* Begin Provided data *

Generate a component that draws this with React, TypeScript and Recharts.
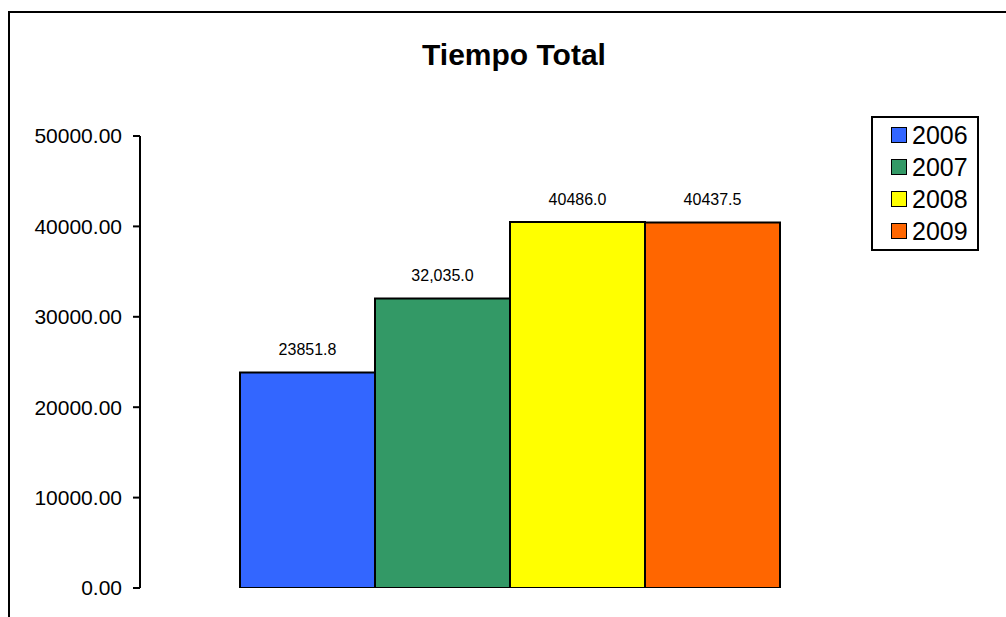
import { BarChart, Bar, XAxis, YAxis, Legend, LabelList } from "recharts";

const CATEGORIES = ["Tiempo Total"];
const SERIES = ["2006", "2007", "2008", "2009"];
const VALUES = [23851.8, 32035.0, 40486.0, 40437.5];
const VALUE_LABELS = ["23851.8", "32,035.0", "40486.0", "40437.5"];
const COLORS = ["#3366FF", "#339966", "#FFFF00", "#FF6600"];
const Y_TICKS = [0, 10000, 20000, 30000, 40000, 50000];

const FONT = "'Liberation Sans', Arial, sans-serif";

function BoxLegend() {
    return (
        <div
            style={{
                border: "2px solid #000",
                background: "#fff",
                width: 108,
                height: 135,
                boxSizing: "border-box",
                paddingTop: 1,
                fontFamily: FONT,
            }}
        >
            {SERIES.map((s, i) => (
                <div
                    key={s}
                    style={{ display: "flex", alignItems: "center", height: 32, paddingLeft: 18 }}
                >
                    <span
                        style={{
                            display: "inline-block",
                            width: 14,
                            height: 14,
                            border: "1.5px solid #000",
                            background: COLORS[i],
                            marginRight: 5,
                        }}
                    />
                    <span style={{ fontSize: 25, color: "#000" }}>{s}</span>
                </div>
            ))}
        </div>
    );
}

export default function App() {
    const row: Record<string, string | number> = { name: CATEGORIES[0] };
    SERIES.forEach((s, i) => {
        row[s] = VALUES[i];
    });
    const data = [row];

    return (
        <div style={{ position: "relative", width: 1006, height: 617, fontFamily: FONT, background: "#fff" }}>
            <style>{`body{margin:0}`}</style>
            {/* outer frame (cropped on right and bottom) */}
            <div
                style={{
                    position: "absolute",
                    left: 8,
                    top: 11,
                    width: 1010,
                    height: 620,
                    borderTop: "2px solid #000",
                    borderLeft: "2px solid #000",
                }}
            />
            <div
                style={{
                    position: "absolute",
                    top: 38,
                    left: 0,
                    width: 1028,
                    textAlign: "center",
                    fontSize: 30,
                    fontWeight: "bold",
                    color: "#000",
                }}
            >
                {CATEGORIES[0]}
            </div>
            <div style={{ position: "absolute", left: 0, top: 0 }}>
                <BarChart
                    width={1006}
                    height={617}
                    data={data}
                    margin={{ top: 136, right: 17, left: 0, bottom: 29 }}
                    barCategoryGap={100}
                    barGap={0}
                >
                    <XAxis dataKey="name" hide />
                    <YAxis
                        width={140}
                        domain={[0, 50000]}
                        ticks={Y_TICKS}
                        tickFormatter={(v: number) => v.toFixed(2)}
                        axisLine={{ stroke: "#000", strokeWidth: 2 }}
                        tickLine={{ stroke: "#000", strokeWidth: 2 }}
                        tickSize={7}
                        tick={{ fontSize: 21, fill: "#000", fontFamily: FONT, dx: -9 }}
                        allowDataOverflow
                    />
                    <Legend
                        layout="vertical"
                        align="right"
                        verticalAlign="top"
                        content={() => <BoxLegend />}
                        wrapperStyle={{ left: 871, top: 116, width: 108 }}
                    />
                    {SERIES.map((s, i) => (
                        <Bar
                            key={s}
                            dataKey={s}
                            fill={COLORS[i]}
                            stroke="#000"
                            strokeWidth={2}
                            isAnimationActive={false}
                        >
                            <LabelList
                                dataKey={s}
                                position="top"
                                offset={17}
                                formatter={() => VALUE_LABELS[i]}
                                style={{ fontSize: 16, fill: "#000", fontFamily: FONT }}
                            />
                        </Bar>
                    ))}
                </BarChart>
            </div>
        </div>
    );
}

* End Provided data *

*Stated goal:*
Repeat the listing above from its first line through the line that contains "YAxis, Legend, LabelList", both included, and nothing more. Drop the pictures.

*Response below:*
Generate a component that draws this with React, TypeScript and Recharts.
import { BarChart, Bar, XAxis, YAxis, Legend, LabelList } from "recharts";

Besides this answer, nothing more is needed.